ARE ALL PARTNERSHIPS SINKING SHIPS?
Updated: May 28, 2019
The Beatles broke up way too soon. John Lennon and Paul McCartney were one of the most prolific and successful songwriting teams in history--just imagine the music they could have produced if their partnership had lasted longer. The Rolling Stones purportedly have fought like cats and dogs over the years but are still together. What has made the difference?
I have a friend who says that the only ship that's guaranteed to sink from the day it's launched is a partnership. I'm sure he said this at least somewhat tongue-in-cheek, because we all know partnerships that have endured the test of time.
So what makes a partnership last versus becoming a sinking ship? Without going through the entire strategic planning checklist, below are some important questions to answer before (or even after) launching a partnership.
As I've said many times in many parts of this great nation--ambiguity is the enemy. High performance requires teamwork, teamwork is based on trust, and trust is based on doing what you say you'll do.
That's why it's so important for the potential partners to say what they'll do in the beginning to see if they have values and priorities alignment. If you don't, then you can save yourself a lot of time and money by not going forward, because these values and priorities are what will drive your future decisions. Without this alignment, future conflict and frustration are guaranteed right out of the gate.

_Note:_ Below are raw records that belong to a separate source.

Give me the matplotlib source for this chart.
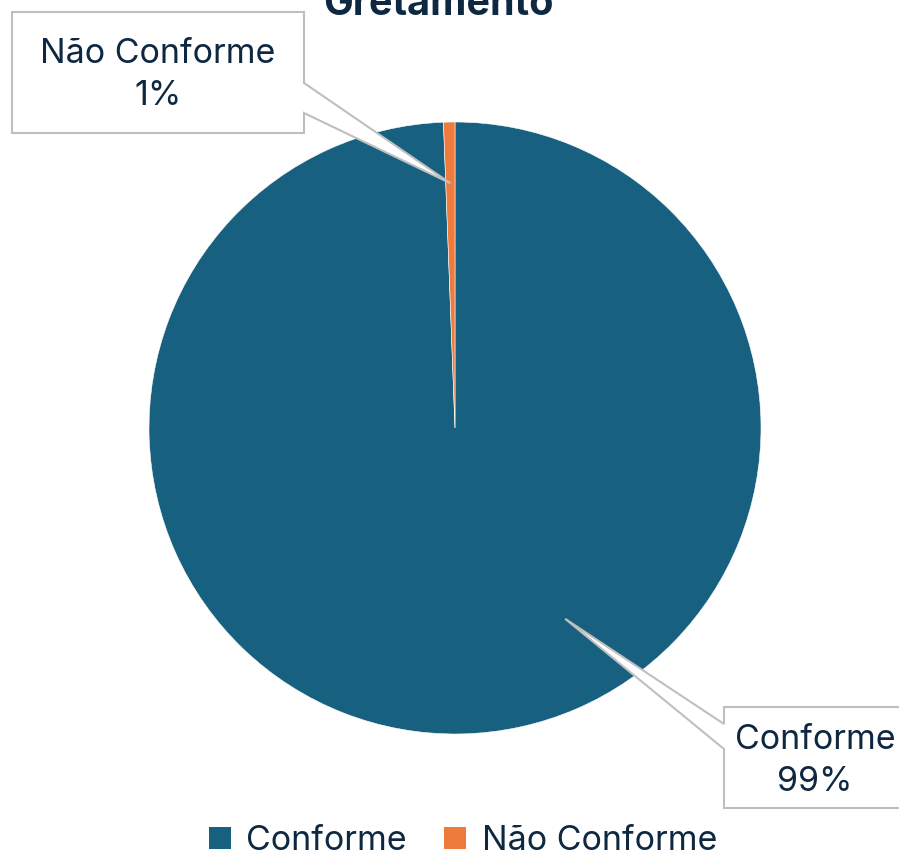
import numpy as np
import matplotlib.pyplot as plt
from matplotlib.patches import Polygon, Patch

categorias = ['Conforme', 'Não Conforme']
valores = [99.4, 0.6]
cores = ['#17607F', '#EE7A3C']
titulo = 'Gretamento'
cor_texto = '#0E2841'

W, H = 899, 858
fig = plt.figure(figsize=(W / 100, H / 100), dpi=100)
ax = fig.add_axes([0, 0, 1, 1])
ax.set_xlim(0, W)
ax.set_ylim(0, H)
ax.set_aspect('equal')
ax.axis('off')
plt.rcParams['font.family'] = ['Inter', 'DejaVu Sans']

cx, cy, r = 455, H - 428, 306
wedges, _ = ax.pie(valores, colors=cores, startangle=90, counterclock=False,
                   center=(cx, cy), radius=r, frame=True,
                   wedgeprops=dict(edgecolor='white', linewidth=0.4))
ax.set_xlim(0, W)
ax.set_ylim(0, H)
ax.axis('off')

total = sum(valores)
pct = [f'{round(v / total * 100)}%' for v in valores]

def ponta(w, frac, ang=None):
    if ang is None:
        ang = (w.theta1 + w.theta2) / 2
    a = np.deg2rad(ang)
    return cx + frac * r * np.cos(a), cy + frac * r * np.sin(a)

def callout(pts, tx, ty, texto):
    pts = [(x, H - y) for x, y in pts]
    ax.add_patch(Polygon(pts, closed=True, facecolor='white', edgecolor='#BFBFBF',
                         linewidth=1.5, zorder=5, clip_on=False))
    ax.text(tx, H - ty, texto, ha='center', va='center', fontsize=24.5,
            color=cor_texto, zorder=6, linespacing=1.4)

# Não Conforme
tx, ty = ponta(wedges[1], 0.8)
callout([(12, 12), (304, 12), (304, 83), (tx, H - ty), (304, 113), (304, 133), (12, 133)],
        158, 75, f'{categorias[1]}\n{pct[1]}')

# Conforme
tx, ty = ponta(wedges[0], 0.72, ang=-60)
callout([(724, 707), (905, 707), (905, 808), (724, 808), (724, 749), (tx, H - ty), (724, 724)],
        815, 761, f'{categorias[0]}\n{pct[0]}')

ax.text(438, H - 15, titulo, ha='center', va='baseline', fontsize=28.5,
        fontweight='bold', color=cor_texto)

handles = [Patch(facecolor=c, edgecolor='none') for c in cores]
leg = fig.legend(handles, categorias, loc='center', bbox_to_anchor=(463 / W, 1 - 841 / H),
                 ncol=2, frameon=False, fontsize=24.5, handlelength=0.65, handleheight=0.65,
                 handletextpad=0.45, columnspacing=1.1, borderpad=0.2)
for t in leg.get_texts():
    t.set_color(cor_texto)

fig.savefig('out.png', dpi=100)
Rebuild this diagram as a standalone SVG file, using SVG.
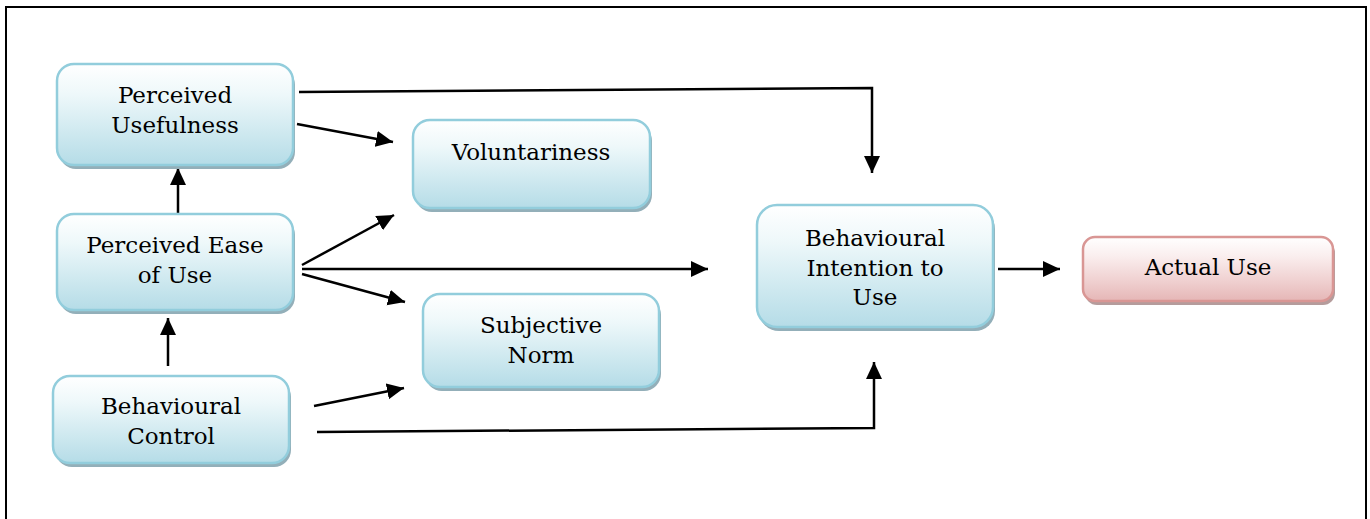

It's best to answer these questions before you have a disagreement. If you wait until there is a conflict and people are annoyed with you about something, they're much harder to negotiate with. Also, the more successful the company is, and the more money there is to fight over, the more likely there will be a fight.

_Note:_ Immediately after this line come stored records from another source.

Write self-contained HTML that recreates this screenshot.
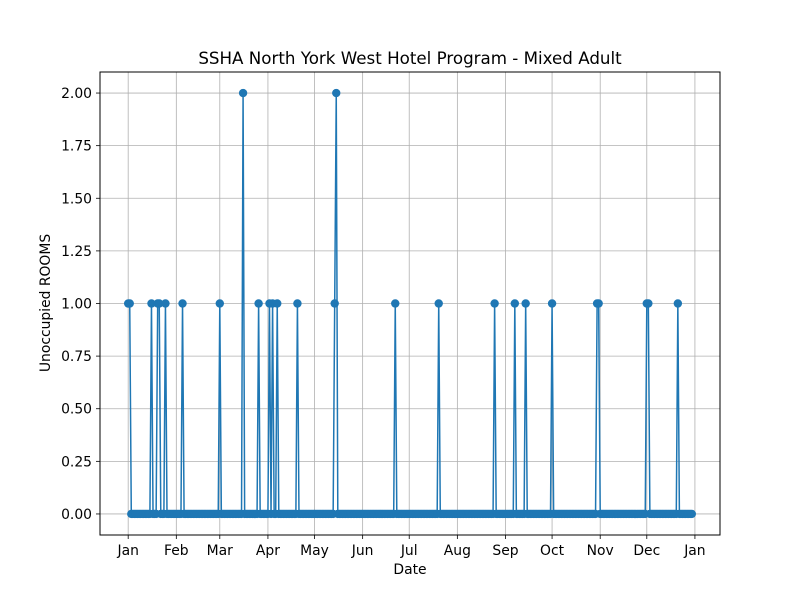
<!DOCTYPE html>
<html><head><meta charset="utf-8"><style>
body{margin:0;background:#fff}
svg{display:block;font-family:"DejaVu Sans","Liberation Sans",sans-serif}
</style></head><body>
<svg id="chart" width="800" height="600">
<rect x="0" y="0" width="800" height="600" fill="#fff"/>
<g id="grid"></g>
<g id="series"></g>
<rect x="100" y="72" width="620" height="463" fill="none" stroke="#000" stroke-width="1"/>
<g id="xticks" font-size="13.9"></g>
<g id="yticks" font-size="13.9"></g>
<text x="410" y="64" text-anchor="middle" font-size="16.7">SSHA North York West Hotel Program - Mixed Adult</text>
<text x="410" y="574" text-anchor="middle" font-size="13.9">Date</text>
<text transform="translate(50,303) rotate(-90)" text-anchor="middle" font-size="13.9">Unoccupied ROOMS</text>
</svg>
<script>
const numDays = 364;
const spikeDays = [0,1,15,19,20,24,35,59,74,84,91,93,96,109,133,134,172,200,236,249,256,273,302,303,334,335,354];
const spikeValues = [1,1,1,1,1,1,1,1,2,1,1,1,1,1,1,2,1,1,1,1,1,1,1,1,1,1,1];
const monthLabels = ["Jan","Feb","Mar","Apr","May","Jun","Jul","Aug","Sep","Oct","Nov","Dec","Jan"];
const monthDays = [0,31,59,90,120,151,181,212,243,273,304,334,365];
const yTicks = [0,0.25,0.5,0.75,1,1.25,1.5,1.75,2];

const values = new Array(numDays).fill(0);
spikeDays.forEach((d,i)=>{values[d]=spikeValues[i];});

const X0=100,X1=720,Y0=535,Y1=72;
const xmin=-(numDays-1)*0.05, xmax=(numDays-1)*1.05;
const ymin=-0.1, ymax=2.1;
const xs=d=>X0+(d-xmin)/(xmax-xmin)*(X1-X0);
const ys=v=>Y0-(v-ymin)/(ymax-ymin)*(Y0-Y1);
const NS="http://www.w3.org/2000/svg";
function mk(tag,attrs,parent){const e=document.createElementNS(NS,tag);for(const k in attrs)e.setAttribute(k,attrs[k]);parent.appendChild(e);return e;}
const grid=document.getElementById('grid'),xt=document.getElementById('xticks'),yt=document.getElementById('yticks'),ser=document.getElementById('series');

monthDays.forEach((d,i)=>{
  const x=xs(d);
  const g=mk('line',{x1:x,x2:x,y1:Y1,y2:Y0,stroke:'#b0b0b0','stroke-width':0.8},grid);
  
  
  mk('line',{x1:x,x2:x,y1:Y0,y2:Y0+4,stroke:'#000','stroke-width':0.8},xt);
  const t=mk('text',{x:x,y:Y0+20,'text-anchor':'middle'},xt);
  t.textContent=monthLabels[i];
  
  
});
yTicks.forEach(v=>{
  const y=ys(v);
  const g=mk('line',{x1:X0,x2:X1,y1:y,y2:y,stroke:'#b0b0b0','stroke-width':0.8},grid);
  
  
  mk('line',{x1:X0-4,x2:X0,y1:y,y2:y,stroke:'#000','stroke-width':0.8},yt);
  const t=mk('text',{x:X0-8,y:y+5,'text-anchor':'end'},yt);
  t.textContent=v.toFixed(2);
  
  
});
const pts=values.map((v,d)=>xs(d).toFixed(2)+','+ys(v).toFixed(2)).join(' ');
const line=mk('polyline',{points:pts,fill:'none',stroke:'#1f77b4','stroke-width':1.5,'stroke-linejoin':'round'},ser);


values.forEach((v,d)=>{
  const c=mk('circle',{cx:xs(d),cy:ys(v),r:4.2,fill:'#1f77b4'},ser);
  
  
});
</script>
</body></html>
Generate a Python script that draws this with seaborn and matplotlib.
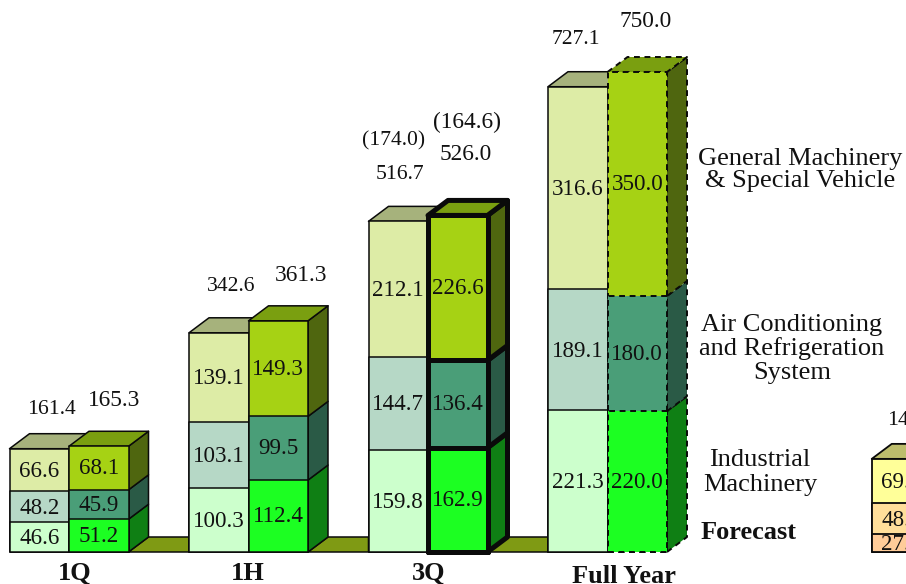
import matplotlib
matplotlib.use("Agg")
import matplotlib.pyplot as plt
from matplotlib.transforms import Affine2D
import seaborn as sns

sns.set_theme(style="white")
plt.rcParams["font.family"] = ["Liberation Serif", "DejaVu Serif"]

# Segment values, bottom to top: industrial, air conditioning, general machinery
periods = ["1Q", "1H", "3Q", "Full Year"]
prior_industrial = [46.6, 100.3, 159.8, 221.3]
prior_air = [48.2, 103.1, 144.7, 189.1]
prior_general = [66.6, 139.1, 212.1, 316.6]
current_industrial = [51.2, 112.4, 162.9, 220.0]
current_air = [45.9, 99.5, 136.4, 180.0]
current_general = [68.1, 149.3, 226.6, 350.0]
prior_totals = ["161.4", "342.6", "516.7", "727.1"]
current_totals = ["165.3", "361.3", "526.0", "750.0"]
next_panel = [27.5, 48.5, 69.5]

prior_face = ["#CCFFCC", "#B6D8C6", "#DDECA6"]
prior_top = "#A6B27C"
current_face = ["#1CFF22", "#4A9E78", "#A6D214"]
current_side = ["#0F7F14", "#2A5A46", "#4F660F"]
current_top = "#7A9F10"
next_face = ["#FFCC99", "#FFDE9A", "#FFFF99"]
next_top = "#BDBD6C"
floor_color = "#7F9A14"

W, H = 906, 584
PX_PER_GROUP = 179.5
PX_PER_UNIT = 0.64
X0, BASE = 69.0, 552.0
BAR = 59.5 / PX_PER_GROUP
DX = 20.0 / PX_PER_GROUP
DY = 15.0 / PX_PER_UNIT
VALUE_SIZE = 16.6
TEXT_DROP = 2.5

fig = plt.figure(figsize=(W / 100, H / 100), dpi=100)
ax = fig.add_axes([0, 0, 1, 1])
xlim = (-X0 / PX_PER_GROUP, (W - X0) / PX_PER_GROUP)
ylim = (-(H - BASE) / PX_PER_UNIT, BASE / PX_PER_UNIT)
pixels = Affine2D().scale(1 / W, -1 / H).translate(0, 1) + fig.transFigure


def label(px, py, text, size=16.6, **kw):
    kw.setdefault("ha", "center")
    ax.text(px, py + TEXT_DROP, text, transform=pixels, fontsize=size, va="center",
            color="#111111", clip_on=False, **kw)


def stack(x, values, faces, lw=1.1, ls="-", top=None, sides=None):
    """Stacked column with optional top and right faces."""
    cums = [sum(values[:i + 1]) for i in range(len(values))]
    style = dict(edgecolor="#0a0a0a", linewidth=lw, linestyle=ls, joinstyle="round")
    right = x + BAR / 2
    if sides:
        for i, c in enumerate(sides):
            lo = cums[i - 1] if i else 0
            hi = cums[i]
            ax.fill([right, right + DX, right + DX, right],
                    [lo, lo + DY, hi + DY, hi], facecolor=c, **style)
    if top:
        hi = cums[-1]
        left = x - BAR / 2
        ax.fill([left, left + DX, right + DX, right],
                [hi, hi + DY, hi + DY, hi], facecolor=top, **style)
    for i in reversed(range(len(values))):
        sns.barplot(x=[x], y=[cums[i]], native_scale=True, width=BAR,
                    color=faces[i], saturation=1, ax=ax, **style)
    return cums


# Floor strips joining each pair of columns to the next period
for g in range(len(periods) - 1):
    a = g + BAR
    b = g + 1 - BAR
    ax.fill([a, a + DX, b, b], [0, DY, DY, 0], facecolor=floor_color,
            edgecolor="#0a0a0a", linewidth=1.1)

for g, period in enumerate(periods):
    prior = [prior_industrial[g], prior_air[g], prior_general[g]]
    cums = stack(g - BAR / 2, prior, prior_face, top=prior_top)
    for i, v in enumerate(prior):
        ax.text(g - BAR / 2, cums[i] - v / 2 - 2, f"{v:.1f}", fontsize=VALUE_SIZE,
                ha="center", va="center", color="#111111")

    current = [current_industrial[g], current_air[g], current_general[g]]
    lw, ls = 1.1, "-"
    if period == "3Q":
        lw = 3.6
    if period == "Full Year":
        lw, ls = 1.4, (0, (3, 2.4))
    cums = stack(g + BAR / 2, current, current_face, lw=lw, ls=ls,
                 top=current_top, sides=current_side)
    for i, v in enumerate(current):
        ax.text(g + BAR / 2, cums[i] - v / 2 - 1, f"{v:.1f}", fontsize=VALUE_SIZE,
                ha="center", va="center", color="#111111")

# Left column of the neighbouring panel, running off the right edge
next_x = (901.5 - X0) / PX_PER_GROUP
cums = stack(next_x, next_panel, next_face, top=next_top, lw=1.3)
for v, c in zip(next_panel, cums):
    ax.text(next_x, c - v / 2 - 2, f"{v:.1f}", fontsize=VALUE_SIZE, ha="center",
            va="center", color="#111111")

ax.set_xlim(*xlim)
ax.set_ylim(*ylim)
ax.axis("off")

# Totals above the columns
for (px, py), t in zip([(51, 407), (231, 284), (400, 172), (576, 37)], prior_totals):
    label(px, py, t, size=15.6)
for (px, py), t in zip([(114, 398), (301, 273), (466, 152), (646, 19)], current_totals):
    label(px, py, t, size=16.8)
label(394, 138, "(174.0)", size=15.6)
label(467, 120, "(164.6)", size=16.8)
label(887, 418, "145.5", size=15.6, ha="left")

# Period names
for (px, py), t in zip([(75, 571), (248, 571), (429, 571), (624, 574)], periods):
    label(px, py, t, size=19, fontweight="bold")

# Segment names and the forecast note
label(800, 156, "General Machinery", size=19)
label(800, 179, "& Special Vehicle", size=19)
label(792, 322, "Air Conditioning", size=19)
label(792, 346, "and Refrigeration", size=19)
label(792, 370, "System", size=19)
label(760, 458, "Industrial", size=19)
label(760, 482, "Machinery", size=19)
label(749, 530, "Forecast", size=19, fontweight="bold")

fig.savefig("out.png", dpi=100)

Are you selling something people want to buy; i.e., do you have a viable business model?
How will you generate revenue? This may sound ultra-basic, but I've seen many businesses lose sight of the fact that, without revenue, nothing else really matters.

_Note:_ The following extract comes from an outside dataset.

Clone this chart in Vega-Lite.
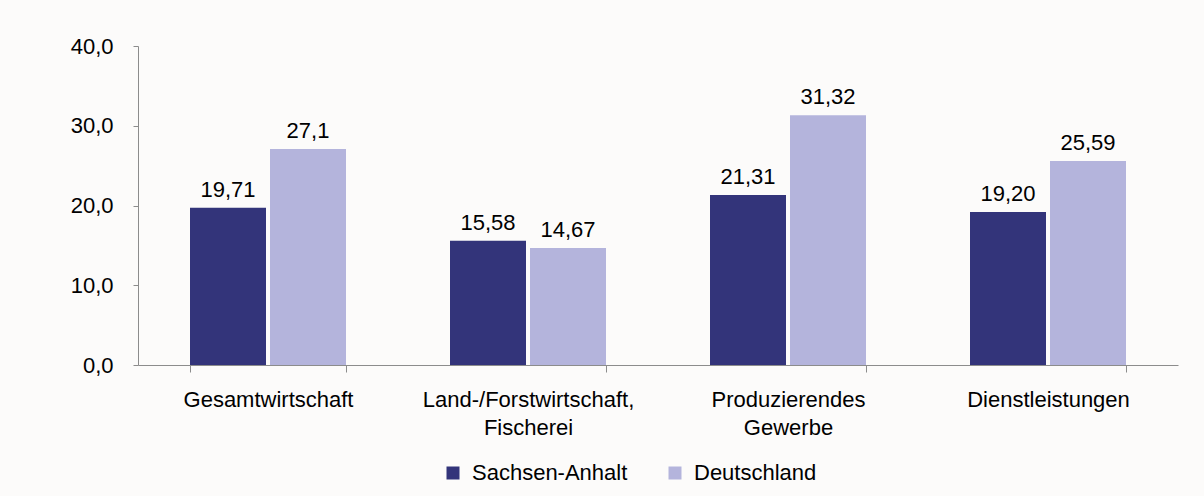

What is your vision for the partnership? For example, are you building a company to sell in five years, or are you building a company your children can work in (BTW, this is another whole discussion)?
Does everyone feel compensated fairly for their contribution to the success of the company? People are always telling me that the world isn't fair, which is total malarkey. The world isn't anything, it's just the world. Some people are fair and some aren't; don't partner with those who aren't.
How will you calculate contribution to the success of the company and subsequent compensation? For example, if people are in a sales role bringing in revenue, do they deserve more of the money than people who are in a manufacturing/service delivery role?
How and when will you divide the revenue and profits?
How can partners leave when they want to without a huge hassle?
How will you fire a partner for non-performance?
How will you handle a partner who becomes disabled and can't work anymore?
How will you handle a partner who dies? For example, do you really want to be in business with his/her spouse?
Speaking of which, what is your policy on hiring family and friends into the company? Are they held to the same standards of performance as everyone else?
How will you dissolve the partnership if the company fails?
Choose partners whose values and priorities align with yours, people you're proud to be in business with.
Ambiguity is the enemy and will inevitably create conflict if left unaddressed; get clear on goals, roles, compensation, etc. before you launch the partnership.
Once you launch your partnership, spend enough time on proactive communication and teamwork to keep ambiguity at bay and maximize your financial success.